I am testing using a 4K diffuse map and 1K normals and masks (roughness, AO, height) on a landscape material (reasons is optimization). I thought I would need a UV multiplier to scale the 1K maps so they match the 4K ones, but it seems I do not need any, and if I actually use one I don’t get good results. Keeping the same UVs for 4K and 1K maps provides the best results. Would someone be able to explain this? Thanks!
The maps, regardless of size (resolution), are still 1 to 1. For example, if you took your 4k diffuse and rescaled it to 1k, it would still map the same…just the resolution would be lower.
UV coordinates are stored as 0-1 across the texture, so the resolution or aspect ratio doesn’t matter.
Yeah, your maps don’t all need to be the same resolution for a material if you don’t need a lot of detail in one of the maps
Thanks guys, so that’s cool. Btw I almost see no difference with 1K or 4K normal… this is a grass texture, I’ll test with others, but if this proves consistent then this is a great and cheap optimization!
For something like a grass mesh you could probably cut that down to 128, for a ground texture it depends, you can probably cut it to 512 and see how that looks
For physical based shading normal map and roughness is lot more important than albedo map.

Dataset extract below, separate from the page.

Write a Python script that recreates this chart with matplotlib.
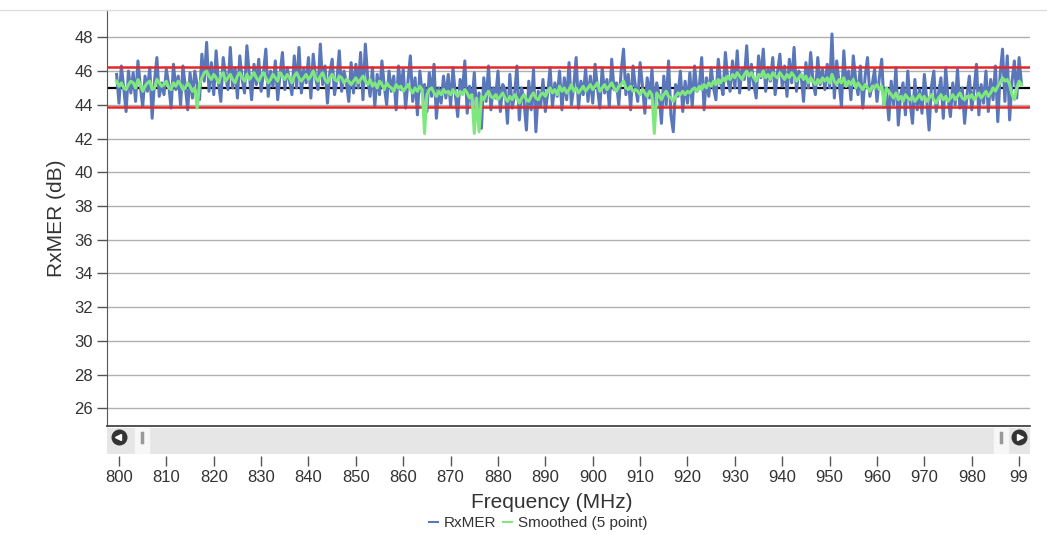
import numpy as np
import matplotlib
matplotlib.use("Agg")
import matplotlib.pyplot as plt

plt.rcParams['font.family'] = ['Liberation Sans', 'DejaVu Sans']

# RxMER per 0.5 MHz step starting at 799.5 MHz
freq_start = 799.5
freq_step = 0.5

rxmer = [
    45.8, 44.1, 46.3, 45.0, 43.6, 46.0, 44.7, 45.9, 44.2, 46.6, 45.1, 43.9, 45.7, 44.8, 46.2, 43.2, 45.4, 46.8, 44.5, 45.3,
    44.6, 46.1, 45.2, 43.8, 46.4, 44.9, 45.7, 44.0, 46.3, 45.1, 43.7, 45.9, 44.4, 46.0, 45.2, 44.3, 47.0, 45.4, 47.7, 44.8,
    46.5, 44.6, 47.2, 45.3, 44.2, 46.8, 45.7, 44.9, 47.4, 45.0, 46.2, 44.4, 46.9, 45.5, 44.7, 47.5, 45.8, 44.3, 46.4, 45.2,
    46.7, 44.8, 45.9, 47.3, 44.5, 46.0, 45.1, 46.6, 44.3, 45.8, 47.1, 44.9, 46.2, 45.4, 44.6, 46.9, 45.0, 47.4, 44.7, 46.1,
    45.3, 46.8, 44.4, 47.0, 45.6, 44.9, 47.6, 45.2, 46.3, 44.1, 45.9, 46.7, 44.6, 45.5, 47.2, 44.8, 46.0, 45.3, 44.2, 46.5,
    44.7, 46.4, 45.0, 47.1, 44.3, 47.6, 45.6, 44.5, 46.2, 43.9, 45.8, 44.6, 46.6, 45.1, 44.0, 46.0, 44.8, 45.7, 43.7, 46.3,
    44.9, 46.1, 43.8, 45.4, 46.9, 44.2, 45.6, 43.4, 46.0, 44.7, 45.2, 43.6, 45.9, 44.5, 46.4, 43.2, 45.0, 44.1, 45.7, 44.4,
    45.8, 43.9, 46.2, 44.6, 43.3, 45.5, 44.8, 46.6, 43.5, 45.1, 44.0, 45.9, 43.4, 44.7, 42.6, 45.6, 44.2, 46.3, 43.7, 45.0,
    44.4, 46.0, 43.6, 45.2, 44.9, 42.9, 45.8, 43.8, 44.6, 46.3, 43.1, 45.0, 44.2, 42.5, 45.4, 43.7, 46.1, 42.4, 44.8, 43.9,
    45.5, 43.6, 44.7, 46.2, 43.9, 45.3, 44.5, 46.0, 43.7, 45.6, 44.3, 46.5, 44.0, 45.1, 46.8, 43.8, 45.4, 44.6, 46.1, 44.2,
    45.7, 44.1, 46.4, 45.0, 43.8, 46.2, 44.7, 45.5, 43.9, 46.7, 44.9, 45.3, 44.0, 46.0, 47.3, 44.6, 45.8, 43.7, 46.3, 45.1,
    44.2, 46.5, 45.1, 43.5, 45.6, 44.4, 46.1, 43.8, 45.3, 44.6, 42.9, 45.7, 44.0, 46.6, 43.4, 42.4, 45.2, 44.5, 46.0, 43.6,
    45.4, 44.1, 45.9, 43.9, 46.3, 44.8, 45.1, 46.8, 43.7, 45.6, 44.5, 46.2, 45.0, 44.3, 46.7, 45.3, 44.6, 47.1, 45.5, 44.8,
    46.6, 45.0, 47.2, 44.7, 46.1, 45.5, 47.5, 44.9, 46.4, 45.2, 44.4, 46.9, 45.6, 47.3, 44.8, 46.2, 45.4, 46.8, 44.6, 45.9,
    47.0, 45.1, 46.3, 44.5, 46.7, 45.3, 47.4, 44.8, 46.0, 45.7, 44.2, 46.5, 45.0, 47.1, 45.4, 44.6, 46.8, 45.2, 46.1, 44.9,
    46.4, 45.0, 48.2, 44.4, 46.6, 45.3, 43.9, 47.2, 45.1, 46.0, 44.3, 46.9, 45.5, 44.6, 46.3, 43.8, 45.7, 46.8, 44.5, 45.2,
    46.1, 44.2, 45.6, 46.7, 43.9, 44.8, 43.1, 45.4, 44.0, 46.2, 42.8, 44.6, 45.3, 43.4, 46.0, 44.1, 42.9, 45.5, 43.7, 44.9,
    43.5, 45.8, 44.3, 42.5, 45.1, 46.0, 43.6, 44.7, 45.6, 43.2, 46.2, 44.4, 43.3, 45.3, 44.0, 46.1, 43.8, 45.0, 42.9, 44.6,
    45.7, 43.7, 44.9, 46.4, 43.4, 45.2, 44.1, 46.0, 43.6, 45.5, 44.3, 46.3, 43.0, 45.8, 47.3, 44.2, 46.9, 43.1, 45.4, 46.6,
    44.4, 46.8, 45.2,
]

smoothed = [
    45.4, 45.1, 45.3, 45.0, 44.9, 45.2, 45.4, 45.3, 45.0, 45.5, 45.2, 44.8, 45.1, 45.3, 45.4, 44.9, 45.0, 45.5, 45.3, 45.1,
    45.2, 45.4, 45.0, 44.9, 45.3, 45.1, 45.4, 45.2, 44.9, 45.0, 45.3, 45.1, 44.8, 45.0, 43.8, 45.2, 45.6, 45.9, 46.0, 45.7,
    45.5, 45.8, 45.6, 45.3, 45.7, 45.9, 45.4, 45.6, 45.8, 45.5, 45.3, 45.7, 45.9, 45.6, 45.4, 45.8, 45.5, 45.7, 45.9, 45.6,
    45.4, 45.7, 45.9, 45.6, 45.3, 45.5, 45.8, 45.6, 45.4, 45.9, 45.7, 45.5, 45.8, 45.6, 45.3, 45.7, 45.9, 45.6, 45.4, 45.6,
    45.8, 45.5, 45.7, 46.0, 45.6, 45.4, 45.7, 45.9, 45.5, 45.3, 45.6, 45.8, 45.5, 45.4, 45.7, 45.6, 45.3, 45.5, 45.4, 45.2,
    45.4, 45.6, 45.3, 45.5, 45.7, 45.4, 45.2, 45.5, 45.1, 45.3, 45.0, 45.4, 45.2, 44.9, 45.3, 45.1, 45.0, 44.8, 45.2, 45.0,
    45.1, 44.8, 45.0, 45.2, 44.9, 44.7, 45.0, 44.8, 45.1, 44.9, 42.3, 44.6, 44.9, 45.0, 44.7, 44.5, 44.8, 44.6, 44.9, 44.7,
    44.8, 44.6, 44.9, 44.7, 44.5, 44.8, 44.6, 44.9, 44.7, 44.4, 44.6, 42.3, 44.4, 42.4, 44.5, 44.3, 44.6, 44.8, 44.5, 44.4,
    44.6, 44.3, 44.5, 44.7, 44.4, 44.2, 44.5, 44.3, 44.6, 44.4, 44.1, 44.4, 44.6, 44.3, 44.2, 44.5, 44.7, 44.4, 44.3, 44.6,
    44.7, 44.5, 44.8, 45.0, 44.7, 44.9, 44.6, 45.1, 44.8, 45.0, 44.7, 44.9, 45.2, 44.8, 45.0, 44.7, 44.9, 45.1, 44.8, 45.0,
    45.2, 44.9, 45.1, 45.3, 44.8, 45.0, 45.2, 44.9, 45.1, 45.3, 45.0, 44.8, 45.1, 45.2, 45.4, 45.0, 44.9, 45.1, 44.8, 44.9,
    44.8, 44.6, 44.9, 44.7, 44.5, 44.8, 44.6, 42.3, 44.7, 44.5, 44.3, 44.6, 44.8, 44.5, 44.4, 44.2, 44.5, 44.7, 44.6, 44.8,
    44.6, 44.8, 44.7, 44.9, 45.0, 44.8, 45.1, 44.9, 45.2, 45.0, 45.3, 45.1, 45.4, 45.2, 45.5, 45.3, 45.6, 45.4, 45.7, 45.5,
    45.8, 45.6, 45.9, 45.7, 45.5, 45.8, 46.0, 45.7, 45.9, 45.6, 45.4, 45.8, 45.7, 46.0, 45.6, 45.8, 45.5, 45.9, 45.7, 45.6,
    45.9, 45.7, 45.5, 45.8, 45.6, 45.9, 45.7, 45.4, 45.6, 45.8, 45.5, 45.7, 45.3, 45.6, 45.4, 45.2, 45.5, 45.3, 45.6, 45.4,
    45.6, 45.3, 45.8, 45.4, 45.2, 45.5, 45.3, 45.6, 45.1, 45.4, 45.2, 45.5, 45.0, 45.3, 45.1, 44.9, 45.2, 45.0, 44.8, 45.1,
    45.0, 45.2, 44.9, 45.1, 44.0, 45.0, 44.8, 44.6, 44.4, 44.7, 44.3, 44.5, 44.2, 44.6, 44.4, 44.3, 44.5, 44.2, 44.4, 44.6,
    44.3, 44.5, 44.2, 44.4, 44.6, 44.3, 44.1, 44.4, 44.6, 44.3, 44.5, 44.2, 44.4, 44.6, 44.3, 44.5, 44.7, 44.4, 44.3, 44.5,
    44.4, 44.6, 44.3, 44.5, 44.7, 44.4, 44.6, 44.8, 44.5, 44.7, 45.0, 44.8, 45.1, 45.3, 45.6, 45.4, 45.5, 45.2, 44.6, 44.3,
    45.0, 45.4, 45.2,
]

# threshold lines
upper_limit = 46.25
lower_limit = 43.85
mean_level = 45.0

x_ticks = list(range(800, 1000, 10))
x_ticklabels = [str(t) for t in x_ticks[:-1]] + ["99"]
y_ticks = list(range(26, 50, 2))

freqs = freq_start + freq_step * np.arange(len(rxmer))

W, H = 1047, 535
fig = plt.figure(figsize=(W / 100, H / 100), dpi=100)

def px_box(x0, y0, x1, y1):
    # pixel box (top-left origin) -> figure fraction rect
    return [x0 / W, 1 - y1 / H, (x1 - x0) / W, (y1 - y0) / H]

xlim = (797.47, 992.3)
text_col = '#333333'
blue = '#5a78b9'
green = '#7ee87e'

ax = fig.add_axes(px_box(107, 10, 1030, 425.7))
ax.set_xlim(*xlim)
ax.set_ylim(24.97, 49.62)

ax.set_yticks(y_ticks)
for y in y_ticks:
    ax.axhline(y, color='#b0b0b0', lw=1.0, zorder=1)
ax.axhline(mean_level, color='black', lw=1.6, zorder=2)
ax.plot(freqs, rxmer, color=blue, lw=2.2, zorder=3)
ax.axhline(upper_limit, color='#e4282a', lw=1.8, zorder=4)
ax.axhline(lower_limit, color='#e4282a', lw=1.8, zorder=4)
ax.plot(freqs, smoothed, color=green, lw=2.2, zorder=5)

ax.set_xticks([])
ax.tick_params(axis='y', length=7, width=1, color='#555555', labelsize=12,
               labelcolor=text_col, pad=3)
for s in ['top', 'right']:
    ax.spines[s].set_visible(False)
ax.spines['left'].set_color('#555555')
ax.spines['bottom'].set_color('#444444')
ax.spines['bottom'].set_linewidth(1.3)
ax.set_ylabel('RxMER (dB)', fontsize=15, color=text_col, labelpad=6)

# top frame line
fig.add_artist(plt.Line2D([0, 1], [1 - 10 / H, 1 - 10 / H], color='#dddddd', lw=1))

# scrollbar
sc = fig.add_axes(px_box(107, 428, 1030, 454))
sc.set_xlim(*xlim)
sc.set_ylim(0, 1)
sc.set_facecolor('#e6e6e6')
for s in sc.spines.values():
    s.set_visible(False)
sc.set_xticks([])
sc.set_yticks([])
for xh in [804.9, 986.2]:
    sc.axvspan(xh - 1.5, xh + 1.5, ymin=0.0, ymax=1.0, color='#f7f7f7', zorder=2)
    sc.plot([xh, xh], [0.45, 0.8], color='#999999', lw=2.5, zorder=3)
sc.plot([800.0, 990.0], [0.65, 0.65], 'o', ms=10.5, color='#333333', zorder=4)
sc.plot([799.8], [0.65], marker='<', ms=4, color='white', zorder=5)
sc.plot([990.2], [0.65], marker='>', ms=4, color='white', zorder=5)

# x ticks drawn below the scrollbar
tx = fig.add_axes(px_box(107, 465, 1030, 465.5))
tx.set_xlim(*xlim)
tx.set_yticks([])
for s in ['top', 'left', 'right', 'bottom']:
    tx.spines[s].set_visible(False)
tx.set_xticks(x_ticks)
tx.set_xticklabels(x_ticklabels)
tx.tick_params(axis='x', direction='in', length=7, width=1, color='#555555',
               labelsize=12, labelcolor=text_col, pad=3)
tx.patch.set_visible(False)

fig.text(552 / W, 1 - 503 / H, 'Frequency (MHz)', ha='center', va='center',
         fontsize=15, color=text_col)

h1, = ax.plot([], [], color=blue, lw=1.5)
h2, = ax.plot([], [], color=green, lw=1.5)
fig.legend([h1, h2], ['RxMER', 'Smoothed (5 point)'], loc='center',
           bbox_to_anchor=(538 / W, 1 - 523 / H), ncol=2, frameon=False,
           fontsize=11, handlelength=0.6, handletextpad=0.4, columnspacing=0.4,
           labelcolor=text_col)

fig.savefig('out.png', dpi=100)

I would reduce albedo size first.
As it allready noticed one comment earlier: probably, you will need bigger normal/roughness maps, not albedo. Here’s the picture which greatly proof that concept. Notice how all details still represents on the face even then albedo has down to 512 size.
http://www.froyok.fr/archives/uplo/002/1400768454-texture_size.png
About reducing normal/roughness vs albedo, I think it comes down to which map is participating the most to details, and this I think is texture dependent. In my grass texture, the diffuse is pre-baked with albedo+AO+cavity, and it contains a fairly good amount of details, not just albedo variations. The reason why I pre-baked this is because this was the only way I found to have good results provided the input maps I had. On the other hand the roughness maps contains few and the normal an average amount of details. In this particular case of grass texture the diffuse is participating more to the details than others therefore it makes sense to have it hi-res. But this may be different for other maps.
I look at the pixels in my texture and try to figure out what’s the lowest resolution that can capture the detail I want. Easiest thing to do is import a 2K or 4K texture to the engine, then just raise the LOD bias until it stops reasonably improving quality. Keep in mind how close the player will get to your surface and whether or not that detail was worth it. Details should also be somewhat anti-aliased as well so they don’t look too pixelated when zooming in, and it is good to keep in mind whether you expect gamers to play at high resolutions or not.
Typically AO can run at 1/2 or 1/4 resolution of your normal map, but this is a purely case-by-case basis. A cloth with a silky wavy pattern in the normals might fare better than something with sharp, fine detail. And keep in mind uncompressed textures typically look as good as a compressed texture at double resolution, so if you import a bunch of grayscale maps for roughness and AO, those shouldn’t need to be as detailed as standard texture maps.
Yes I was planning to do that too, but I have 1080p screen. If I base my resolution on a 1080p screen, it might look bad on a 4K one.